Minha geração F passou por muita coisa. Vimos mudanças grandes, fomos forçados a nos adaptar a elas diversas vezes. Não tivemos direito a acomodação. Nossa realidade mudou radicalmente diversas vezes e tivemos que nos adaptar. Cansa, mas é bom, porque temos perspectiva. Para quem, assim como eu, nasceu em um tempo onde seu futuro era determinado por quanto você estudava e, de uma década para a outra, viu estudo valer muito pouco e contatos/social valerem quase tudo, a flexibilidade é questão de sobrevivência.

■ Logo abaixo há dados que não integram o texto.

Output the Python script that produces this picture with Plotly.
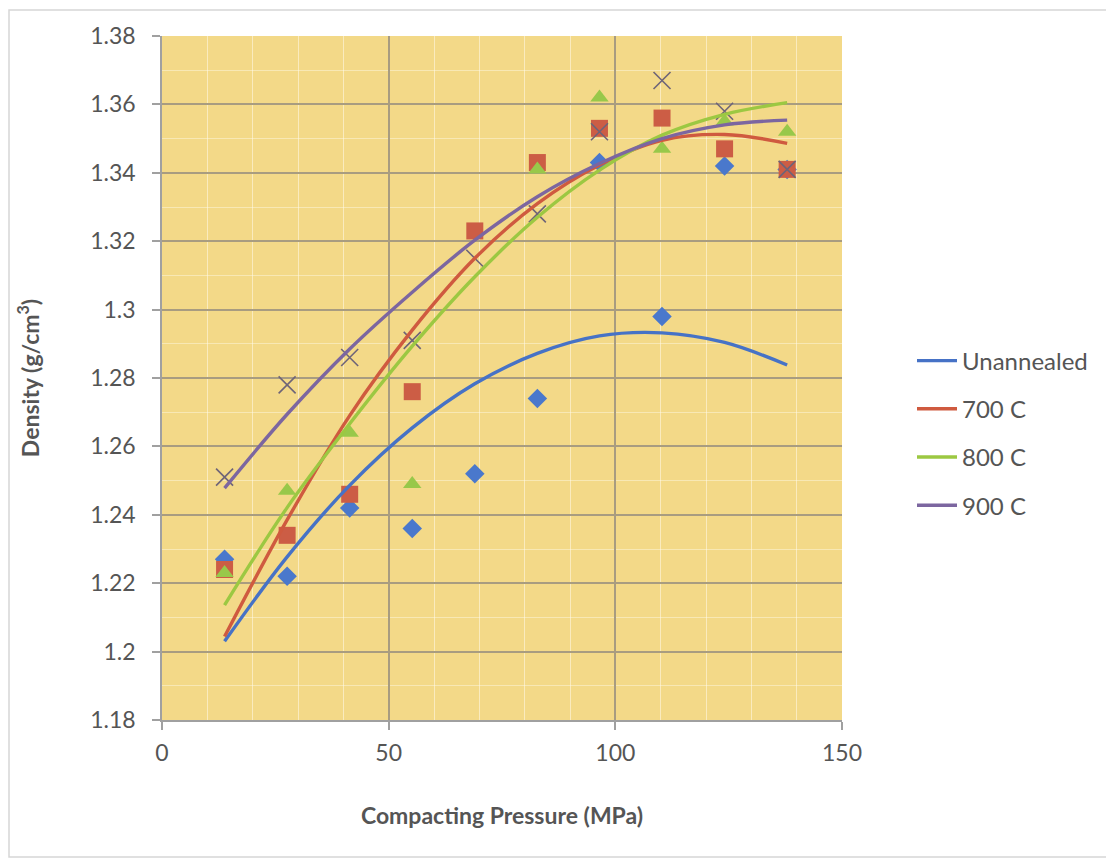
import plotly.graph_objects as go

# ---- data ----
pressure = [13.8, 27.6, 41.4, 55.2, 69.0, 82.8, 96.5, 110.3, 124.1, 137.9]

unannealed = [1.227, 1.222, 1.242, 1.236, 1.252, 1.274, 1.343, 1.298, 1.342, 1.341]
c700 = [1.224, 1.234, 1.246, 1.276, 1.323, 1.343, 1.353, 1.356, 1.347, 1.341]
c800 = [1.223, 1.247, 1.264, 1.249, None, 1.341, 1.362, 1.347, 1.355, 1.352]
c900 = [1.251, 1.278, 1.286, 1.291, 1.315, 1.328, 1.352, 1.367, 1.358, 1.341]

# polynomial trendlines at the same pressures
fit_unannealed = [1.203, 1.2277, 1.2486, 1.2654, 1.2783, 1.2872, 1.2923, 1.2932, 1.2904, 1.2838]
fit_700 = [1.2044, 1.2385, 1.2690, 1.2940, 1.3150, 1.3310, 1.3423, 1.3495, 1.3512, 1.3486]
fit_800 = [1.2136, 1.2421, 1.2666, 1.2893, 1.3096, 1.3270, 1.3408, 1.3510, 1.3571, 1.3605]
fit_900 = [1.2478, 1.2694, 1.2885, 1.3051, 1.3203, 1.3330, 1.3427, 1.3500, 1.3540, 1.3554]

series_names = ["Unannealed", "700 C", "800 C", "900 C"]
x_ticks = [0, 50, 100, 150]
y_ticks = [1.18, 1.20, 1.22, 1.24, 1.26, 1.28, 1.30, 1.32, 1.34, 1.36, 1.38]
y_tick_text = ["1.18", "1.2", "1.22", "1.24", "1.26", "1.28", "1.3", "1.32", "1.34", "1.36", "1.38"]

# ---- styling ----
colors = ["#4672C6", "#CF5A3F", "#9CC842", "#7C66A0"]
marker_colors = ["#4A78CC", "#CC5D45", "#98C84A", "#6E6478"]
symbols = ["diamond", "square", "triangle-up", "x-thin"]
sizes = [15, 17, 16, 17]
FONT = "Lato, 'Open Sans', sans-serif"
TXT = "#555555"

fig = go.Figure()

points = [unannealed, c700, c800, c900]
fits = [fit_unannealed, fit_700, fit_800, fit_900]

for i, (name, ys) in enumerate(zip(series_names, points)):
    mk = dict(symbol=symbols[i], size=sizes[i], color=marker_colors[i])
    if symbols[i] == "x-thin":
        mk["line"] = dict(color=marker_colors[i], width=1.6)
    else:
        mk["line"] = dict(width=0)
    fig.add_trace(go.Scatter(x=pressure, y=ys, mode="markers", marker=mk,
                             showlegend=False, name=name + " data"))

for i, (name, ys) in enumerate(zip(series_names, fits)):
    fig.add_trace(go.Scatter(x=pressure, y=ys, mode="lines", name=name,
                             line=dict(color=colors[i], width=3.4, shape="spline", smoothing=1.0),
                             legendgroup=name))

# page has an 8px body margin, so the figure is placed at (8, 8)
OFF = 8
W, H = 1114 - OFF, 862 - OFF
L, T = 162 - OFF, 36 - OFF
R = W - (842 - OFF)
B = H - (720 - OFF)
pw, ph = W - L - R, H - T - B

def px(xp):
    return (xp - OFF - L) / pw

def py(yp):
    return (H - B - (yp - OFF)) / ph

fig.add_shape(type="rect", xref="paper", yref="paper",
              x0=px(9), x1=px(1109), y0=py(857), y1=py(10),
              line=dict(color="#D6D6D6", width=1.5), fillcolor="rgba(0,0,0,0)", layer="below")

fig.update_layout(
    width=W, height=H,
    margin=dict(l=L, r=R, t=T, b=B),
    paper_bgcolor="white",
    plot_bgcolor="#F3D988",
    font=dict(family=FONT, color=TXT, size=23),
    legend=dict(x=px(912), y=py(433), xanchor="left", yanchor="middle",
                font=dict(size=24, color=TXT), itemwidth=40, tracegroupgap=14,
                bgcolor="rgba(0,0,0,0)"),
    xaxis=dict(range=[0, 150], tickvals=x_ticks, ticktext=[str(v) for v in x_ticks],
               showgrid=True, gridcolor="#A89C80", gridwidth=1.5,
               minor=dict(dtick=10, showgrid=True, gridcolor="rgba(255,250,235,0.55)", gridwidth=1),
               ticks="outside", ticklen=8, tickcolor="#A0A0A0", tickwidth=1.5,
               showline=True, linecolor="#A0A0A0", linewidth=1.5, zeroline=False,
               tickfont=dict(size=23, color=TXT), ticklabelstandoff=4,
               title=dict(text="<b>Compacting Pressure (MPa)</b>", font=dict(size=23, color=TXT),
                          standoff=43)),
    yaxis=dict(range=[1.18, 1.38], tickvals=y_ticks, ticktext=y_tick_text,
               showgrid=True, gridcolor="#A89C80", gridwidth=1.5,
               minor=dict(dtick=0.01, showgrid=True, gridcolor="rgba(255,250,235,0.45)", gridwidth=1),
               ticks="outside", ticklen=8, tickcolor="#A0A0A0", tickwidth=1.5,
               showline=True, linecolor="#A0A0A0", linewidth=1.5, zeroline=False,
               tickfont=dict(size=23, color=TXT), ticklabelstandoff=12,
               title=dict(text="<b>Density (g/cm<sup>3</sup>)</b>", font=dict(size=23, color=TXT),
                          standoff=44)),
)

fig.write_html("out.html")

Fica a dica: seja mais flexível. Não seja mimadinho. A vida não é um smartphone onde você sempre consegue tudo que quer de imediato. Saber ajustar suas expectativas quando as coisas saem do script, na minha opinião, vai ser o grande diferencial dos novos tempos. Pratique sua capacidade de adaptação. Pratiquem a resiliência, em breve ela, como qualquer coisa que é rara, será muito valorizada.